White-Owned Restaurants Shamed for Serving Ethnic Food: It's Cultural Appropriation
'It's about profit, ownership, and wealth in a white supremacist culture.'
If you're a white person, you have no business running a restaurant that serves Asian, Latin, African, or Indian cuisine.
That's according to the creators of a "white-owned appropriative restaurants" list, which accuses several Oregon establishments of engaging in cultural appropriation—a tool of "a white supremacist culture."
The list, a Google Docs spreadsheet, includes about 60 Portland-area restaurants, the names of their white owners, and the kind of cuisine they serve. (For example, the list informs us that Burmasphere "was founded by a white man who ate Burmese food in San Francisco.") The spreadsheet also lists competing restaurants that are owned by people of color and urges customers to try them instead.

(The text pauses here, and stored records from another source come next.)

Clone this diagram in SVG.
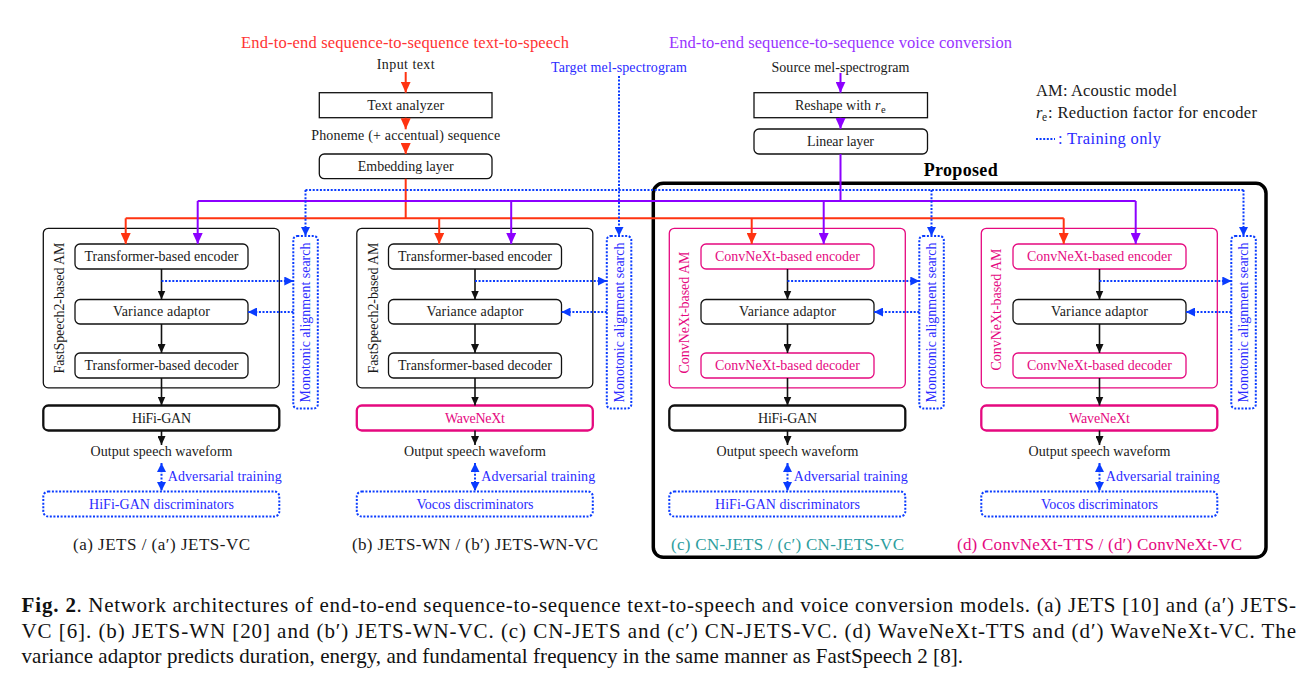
<svg xmlns="http://www.w3.org/2000/svg" width="1302" height="678" viewBox="0 0 1302 678">
<style>
text{font-family:'Liberation Serif','Times New Roman',serif;font-size:14px;fill:#1a1a1a}
.c{text-anchor:middle}
.box{fill:#fff;stroke:#111;stroke-width:1.3}
.pk{stroke:#e5097f}
.voc{stroke-width:2.3}
.dbox{fill:#fff;stroke:#0a3cff;stroke-width:2;stroke-dasharray:2 1.6}
.bt{fill:#2b2bff}
.pt{fill:#e5097f}
.tt{fill:#2e9e9e}
.k{fill:none;stroke:#111;stroke-width:1.6;marker-end:url(#mk)}
.r{fill:none;stroke:#ff3311;stroke-width:2}
.ra{marker-end:url(#mr)}
.p{fill:none;stroke:#8c00ff;stroke-width:2}
.pa{marker-end:url(#mp)}
.d{fill:none;stroke:#0a3cff;stroke-width:2;stroke-dasharray:2 1.6}
.da{marker-end:url(#mb)}
.big{font-size:16.5px}
.cap{font-size:21px;fill:#111}
.lab{font-size:17px}
.sub{font-size:10.5px}
.it{font-style:italic}
.bold{font-weight:bold}
.prop{font-size:18px;font-weight:bold;fill:#000}
</style>
<defs>
<marker id="mk" viewBox="0 0 10 10" refX="10" refY="5" markerWidth="9" markerHeight="8" markerUnits="userSpaceOnUse" orient="auto" preserveAspectRatio="none"><path d="M0,0L10,5L0,10z" fill="#111"/></marker>
<marker id="mr" viewBox="0 0 10 10" refX="10" refY="5" markerWidth="11" markerHeight="10" markerUnits="userSpaceOnUse" orient="auto" preserveAspectRatio="none"><path d="M0,0L10,5L0,10z" fill="#ff3311"/></marker>
<marker id="mp" viewBox="0 0 10 10" refX="10" refY="5" markerWidth="11" markerHeight="10" markerUnits="userSpaceOnUse" orient="auto" preserveAspectRatio="none"><path d="M0,0L10,5L0,10z" fill="#8c00ff"/></marker>
<marker id="mb" viewBox="0 0 10 10" refX="10" refY="5" markerWidth="9" markerHeight="9" markerUnits="userSpaceOnUse" orient="auto-start-reverse" preserveAspectRatio="none"><path d="M0,0L10,5L0,10z" fill="#0a3cff"/></marker>
</defs>

<g id="titles">
<text class="c big" x="405" y="48" style="fill:#ff3333" textLength="328">End-to-end sequence-to-sequence text-to-speech</text>
<text class="c big" x="840.5" y="48" style="fill:#9933ff" textLength="343">End-to-end sequence-to-sequence voice conversion</text>
</g>

<g id="tts-input"><text class="c" x="405.7" y="68.5" textLength="58">Input text</text></g>
<g id="text-analyzer"><rect class="box" x="319.3" y="92.7" width="172.7" height="25"/><text class="c" x="405.7" y="109.5" textLength="77">Text analyzer</text></g>
<g id="phoneme-seq"><text class="c" x="405.7" y="139.5" textLength="189">Phoneme (+ accentual) sequence</text></g>
<g id="embedding"><rect class="box" x="319.3" y="154" width="172.7" height="24.7" rx="5"/><text class="c" x="405.7" y="170.5" textLength="96">Embedding layer</text></g>

<g id="target-mel"><text class="c bt" x="619" y="71.5" textLength="136">Target mel-spectrogram</text></g>

<g id="vc-input"><text class="c" x="840.5" y="71.5" textLength="138">Source mel-spectrogram</text></g>
<g id="reshape"><rect class="box" x="754" y="92.7" width="173.5" height="25"/><text x="795" y="110" textLength="76">Reshape with</text><text class="it" x="875" y="110">r</text><text class="sub" x="881" y="112.5">e</text></g>
<g id="linear"><rect class="box" x="754" y="129" width="173.5" height="25" rx="5"/><text class="c" x="840.5" y="146" textLength="67">Linear layer</text></g>

<g id="legend">
<text class="big" x="1036" y="95.5" textLength="141">AM: Acoustic model</text>
<text class="big it" x="1036" y="118">r</text><text class="sub" x="1042" y="120.5" style="font-size:11.5px">e</text><text class="big" x="1048" y="118" textLength="209">: Reduction factor for encoder</text>
<path class="d" d="M1036,139H1055"/>
<text class="big bt" x="1058" y="143.5" textLength="103">: Training only</text>
</g>

<g id="proposed"><rect x="653.3" y="183.3" width="612.7" height="374" rx="10" fill="none" stroke="#000" stroke-width="3.5"/><text class="c prop" x="960.7" y="175.5" textLength="74">Proposed</text></g>

<g id="panel-a">
 <g id="a-am"><rect class="box" x="43.3" y="228.3" width="236" height="159.5" rx="5"/><text class="c" transform="translate(64,308) rotate(-90)" textLength="131">FastSpeech2-based AM</text></g>
 <g id="a-enc"><rect class="box" x="75" y="244" width="173" height="25" rx="5"/><text class="c" x="161.5" y="261" textLength="154">Transformer-based encoder</text></g>
 <g id="a-var"><rect class="box" x="75" y="299.5" width="173" height="24.5" rx="5"/><text class="c" x="161.5" y="316" textLength="97">Variance adaptor</text></g>
 <g id="a-dec"><rect class="box" x="75" y="353" width="173" height="25" rx="5"/><text class="c" x="161.5" y="370" textLength="154">Transformer-based decoder</text></g>
 <g id="a-voc"><rect class="box voc" x="43.3" y="405.5" width="236" height="25" rx="5"/><text class="c" x="161.5" y="422.5" textLength="59">HiFi-GAN</text></g>
 <g id="a-out"><text class="c" x="161.5" y="456" textLength="142">Output speech waveform</text></g>
 <g id="a-disc"><rect class="dbox" x="43.3" y="491.5" width="236" height="25" rx="5"/><text class="c bt" x="161.5" y="509" textLength="145">HiFi-GAN discriminators</text></g>
 <g id="a-mas"><rect class="dbox" x="293.3" y="236" width="24.5" height="172.5" rx="4"/><text class="c bt" transform="translate(310,322.5) rotate(-90)" textLength="160">Monotonic alignment search</text></g>
 <g id="a-label"><text class="c lab" x="161.5" y="550" textLength="177">(a) JETS / (a′) JETS-VC</text></g>
</g>

<g id="panel-b" transform="translate(313.5,0)">
 <g id="b-am"><rect class="box" x="43.3" y="228.3" width="236" height="159.5" rx="5"/><text class="c" transform="translate(64,308) rotate(-90)" textLength="131">FastSpeech2-based AM</text></g>
 <g id="b-enc"><rect class="box" x="75" y="244" width="173" height="25" rx="5"/><text class="c" x="161.5" y="261" textLength="154">Transformer-based encoder</text></g>
 <g id="b-var"><rect class="box" x="75" y="299.5" width="173" height="24.5" rx="5"/><text class="c" x="161.5" y="316" textLength="97">Variance adaptor</text></g>
 <g id="b-dec"><rect class="box" x="75" y="353" width="173" height="25" rx="5"/><text class="c" x="161.5" y="370" textLength="154">Transformer-based decoder</text></g>
 <g id="b-voc"><rect class="box voc pk" x="43.3" y="405.5" width="236" height="25" rx="5"/><text class="c pt" x="161.5" y="422.5" textLength="60">WaveNeXt</text></g>
 <g id="b-out"><text class="c" x="161.5" y="456" textLength="142">Output speech waveform</text></g>
 <g id="b-disc"><rect class="dbox" x="43.3" y="491.5" width="236" height="25" rx="5"/><text class="c bt" x="161.5" y="509" textLength="117">Vocos discriminators</text></g>
 <g id="b-mas"><rect class="dbox" x="293.3" y="236" width="24.5" height="172.5" rx="4"/><text class="c bt" transform="translate(310,322.5) rotate(-90)" textLength="160">Monotonic alignment search</text></g>
 <g id="b-label"><text class="c lab" x="161.5" y="550" textLength="246">(b) JETS-WN / (b′) JETS-WN-VC</text></g>
</g>

<g id="panel-c" transform="translate(626,0)">
 <g id="c-am"><rect class="box pk" x="43.3" y="228.3" width="236" height="159.5" rx="5"/><text class="c pt" transform="translate(63,312.5) rotate(-90)" textLength="122">ConvNeXt-based AM</text></g>
 <g id="c-enc"><rect class="box pk" x="75" y="244" width="173" height="25" rx="5"/><text class="c pt" x="161.5" y="261" textLength="145">ConvNeXt-based encoder</text></g>
 <g id="c-var"><rect class="box" x="75" y="299.5" width="173" height="24.5" rx="5"/><text class="c" x="161.5" y="316" textLength="97">Variance adaptor</text></g>
 <g id="c-dec"><rect class="box pk" x="75" y="353" width="173" height="25" rx="5"/><text class="c pt" x="161.5" y="370" textLength="145">ConvNeXt-based decoder</text></g>
 <g id="c-voc"><rect class="box voc" x="43.3" y="405.5" width="236" height="25" rx="5"/><text class="c" x="161.5" y="422.5" textLength="59">HiFi-GAN</text></g>
 <g id="c-out"><text class="c" x="161.5" y="456" textLength="142">Output speech waveform</text></g>
 <g id="c-disc"><rect class="dbox" x="43.3" y="491.5" width="236" height="25" rx="5"/><text class="c bt" x="161.5" y="509" textLength="145">HiFi-GAN discriminators</text></g>
 <g id="c-mas"><rect class="dbox" x="293.3" y="236" width="24.5" height="172.5" rx="4"/><text class="c bt" transform="translate(310,322.5) rotate(-90)" textLength="160">Monotonic alignment search</text></g>
 <g id="c-label"><text class="c lab tt" x="161.5" y="550" textLength="233">(c) CN-JETS / (c′) CN-JETS-VC</text></g>
</g>

<g id="panel-d" transform="translate(938,0)">
 <g id="d-am"><rect class="box pk" x="43.3" y="228.3" width="236" height="159.5" rx="5"/><text class="c pt" transform="translate(63,309.5) rotate(-90)" textLength="122">ConvNeXt-based AM</text></g>
 <g id="d-enc"><rect class="box pk" x="75" y="244" width="173" height="25" rx="5"/><text class="c pt" x="161.5" y="261" textLength="145">ConvNeXt-based encoder</text></g>
 <g id="d-var"><rect class="box" x="75" y="299.5" width="173" height="24.5" rx="5"/><text class="c" x="161.5" y="316" textLength="97">Variance adaptor</text></g>
 <g id="d-dec"><rect class="box pk" x="75" y="353" width="173" height="25" rx="5"/><text class="c pt" x="161.5" y="370" textLength="145">ConvNeXt-based decoder</text></g>
 <g id="d-voc"><rect class="box voc pk" x="43.3" y="405.5" width="236" height="25" rx="5"/><text class="c pt" x="161.5" y="422.5" textLength="61">WaveNeXt</text></g>
 <g id="d-out"><text class="c" x="161.5" y="456" textLength="142">Output speech waveform</text></g>
 <g id="d-disc"><rect class="dbox" x="43.3" y="491.5" width="236" height="25" rx="5"/><text class="c bt" x="161.5" y="509" textLength="117">Vocos discriminators</text></g>
 <g id="d-mas"><rect class="dbox" x="293.3" y="236" width="24.5" height="172.5" rx="4"/><text class="c bt" transform="translate(310,322.5) rotate(-90)" textLength="160">Monotonic alignment search</text></g>
 <g id="d-label"><text class="c lab pt" x="161.5" y="550" textLength="285">(d) ConvNeXt-TTS / (d′) ConvNeXt-VC</text></g>
</g>

<g id="connectors">
 <path class="r ra" d="M405.7,72V92.7"/>
 <path class="r ra" d="M405.7,117.7V129.3"/>
 <path class="r ra" d="M405.7,143V154"/>
 <path class="r" d="M405.7,178.7V218.3M125.7,218.3H1063.7"/>
 <path class="p pa" d="M840.5,73V92.7"/>
 <path class="p pa" d="M840.5,117.7V129"/>
 <path class="p" d="M840.5,154V201M197.7,201H1135.7"/>
 <path class="d" d="M305.5,190H1243.5"/>
 <path class="d da" d="M619,76V236"/>
 <g id="conn-a">
  <path class="r ra" d="M125.7,218.3V244"/>
  <path class="p pa" d="M197.7,201V244"/>
  <path class="d da" d="M305.5,190V236"/>
  <path class="k" d="M161.5,269V299.5"/>
  <path class="k" d="M161.5,324V353"/>
  <path class="k" d="M161.5,378V405.5"/>
  <path class="k" d="M161.5,430.5V445"/>
  <path class="d da" d="M161.5,281H293.3"/>
  <path class="d da" d="M293.3,312H248"/>
  <path class="d da" style="marker-start:url(#mb)" d="M161.5,463V491"/>
  <text class="bt" x="167.7" y="480.5" textLength="114">Adversarial training</text>
 </g>
 <g id="conn-b" transform="translate(313.5,0)">
  <path class="r ra" d="M125.7,218.3V244"/>
  <path class="p pa" d="M197.7,201V244"/>
  <path class="k" d="M161.5,269V299.5"/>
  <path class="k" d="M161.5,324V353"/>
  <path class="k" d="M161.5,378V405.5"/>
  <path class="k" d="M161.5,430.5V445"/>
  <path class="d da" d="M161.5,281H293.3"/>
  <path class="d da" d="M293.3,312H248"/>
  <path class="d da" style="marker-start:url(#mb)" d="M161.5,463V491"/>
  <text class="bt" x="167.7" y="480.5" textLength="114">Adversarial training</text>
 </g>
 <g id="conn-c" transform="translate(626,0)">
  <path class="r ra" d="M125.7,218.3V244"/>
  <path class="p pa" d="M197.7,201V244"/>
  <path class="d da" d="M305.5,190V236"/>
  <path class="k" d="M161.5,269V299.5"/>
  <path class="k" d="M161.5,324V353"/>
  <path class="k" d="M161.5,378V405.5"/>
  <path class="k" d="M161.5,430.5V445"/>
  <path class="d da" d="M161.5,281H293.3"/>
  <path class="d da" d="M293.3,312H248"/>
  <path class="d da" style="marker-start:url(#mb)" d="M161.5,463V491"/>
  <text class="bt" x="167.7" y="480.5" textLength="114">Adversarial training</text>
 </g>
 <g id="conn-d" transform="translate(938,0)">
  <path class="r ra" d="M125.7,218.3V244"/>
  <path class="p pa" d="M197.7,201V244"/>
  <path class="d da" d="M305.5,190V236"/>
  <path class="k" d="M161.5,269V299.5"/>
  <path class="k" d="M161.5,324V353"/>
  <path class="k" d="M161.5,378V405.5"/>
  <path class="k" d="M161.5,430.5V445"/>
  <path class="d da" d="M161.5,281H293.3"/>
  <path class="d da" d="M293.3,312H248"/>
  <path class="d da" style="marker-start:url(#mb)" d="M161.5,463V491"/>
  <text class="bt" x="167.7" y="480.5" textLength="114">Adversarial training</text>
 </g>
</g>

<g id="figure-caption">
 <text class="cap bold" x="21.5" y="612" textLength="54.5">Fig. 2</text>
 <text class="cap" x="76.5" y="612" textLength="1219.5">. Network architectures of end-to-end sequence-to-sequence text-to-speech and voice conversion models. (a) JETS [10] and (a′) JETS-</text>
 <text class="cap" x="21.5" y="637.5" textLength="1274.5">VC [6]. (b) JETS-WN [20] and (b′) JETS-WN-VC. (c) CN-JETS and (c′) CN-JETS-VC. (d) WaveNeXt-TTS and (d′) WaveNeXt-VC. The</text>
 <text class="cap" x="21.5" y="663" textLength="941.5">variance adaptor predicts duration, energy, and fundamental frequency in the same manner as FastSpeech 2 [8].</text>
</g>
</svg>
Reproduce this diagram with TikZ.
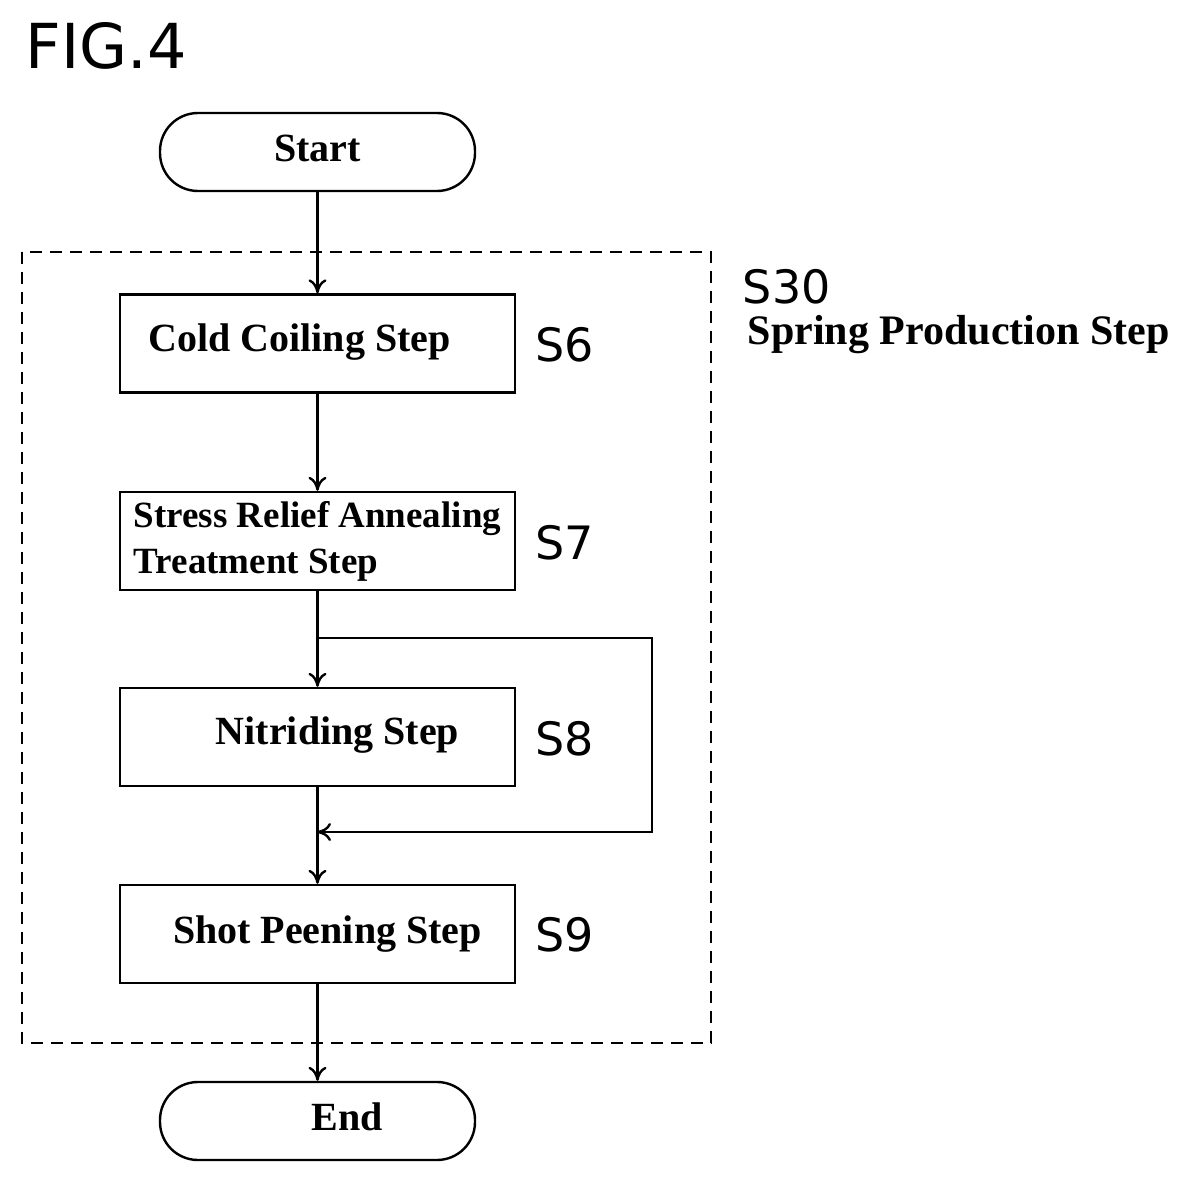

"This is NOT about cooking at home or historical influences on cuisines; it's about profit, ownership, and wealth in a white supremacist culture," wrote the spreadsheet's authors. "These white-owned businesses hamper the ability for POC [people of color] to run successful businesses of their own (cooking their own cuisines) by either consuming market share with their attempt at authenticity or by modifying foods to market to white palates. Their success further perpetuates the problems stated above. It's a cyclical pattern that will require intentional behavior change to break."
The spreadsheet seems to be a response to the controversy over Kooks Burritos, a Portland-area pop-up food truck run by two white women. In an interview with Williamette Week, Kooks owners Kali Wilgus and Liz Connelly explained how they fell in love with authentic Mexican tortillas during a visit to Puerto Nuevo, Mexico.
"I picked the brains of every tortilla lady there in the worst broken Spanish ever, and they showed me a little of what they did," said Connelly. "They told us the basic ingredients, and we saw them moving and stretching the dough similar to how pizza makers do before rolling it out with rolling pins. They wouldn't tell us too much about technique, but we were peeking into the windows of every kitchen, totally fascinated by how easy they made it look. We learned quickly it isn't quite that easy."
Reactions to the interview were hostile, to say the least. Commenters trashed the pair. The Portland Mercury slammed their actions as intellectual property theft. Mic's Jamilah King described Kooks' methods as "either genius or the latest example of white folks profiting off the labor of people of color." Connelly and Wilgus eventually shuttered the truck.
It's not clear who is behind the spreadsheet, but the authors claim it was compiled "by several people of color." I reached out for a comment and received this response: "Sorry, we are not taking media inquiries."
When people criticize cultural appropriation, they are often irritated that a non-ethnic person has pilfered an ethnic tradition in an insufficiently authentic manner. That's not exactly the case here. Say what you will about Wilgus and Connelly—peeking into windows was certainly rude—but it sounds like their burritos were pretty darn accurate. They went to the trouble of learning how a native Mexican would cook them. The same may well be true of some of the restaurants on the spreadsheet. Who knows: Some of them might even employ nonwhite cooks who are in fact preparing their own traditional cuisines.
Anyway, if you're saying that white people shouldn't serve ethnic food at all, even if it's really authentic and popular with customers, you're going to drastically shrink the pool of non-ethnic people trying, eating, and learning about, ethnic cuisines. That might satisfy the enemies of cultural appropriation, but it doesn't seem like it would ultimately be in the best interests of anyone, including the ethnic restaurateurs.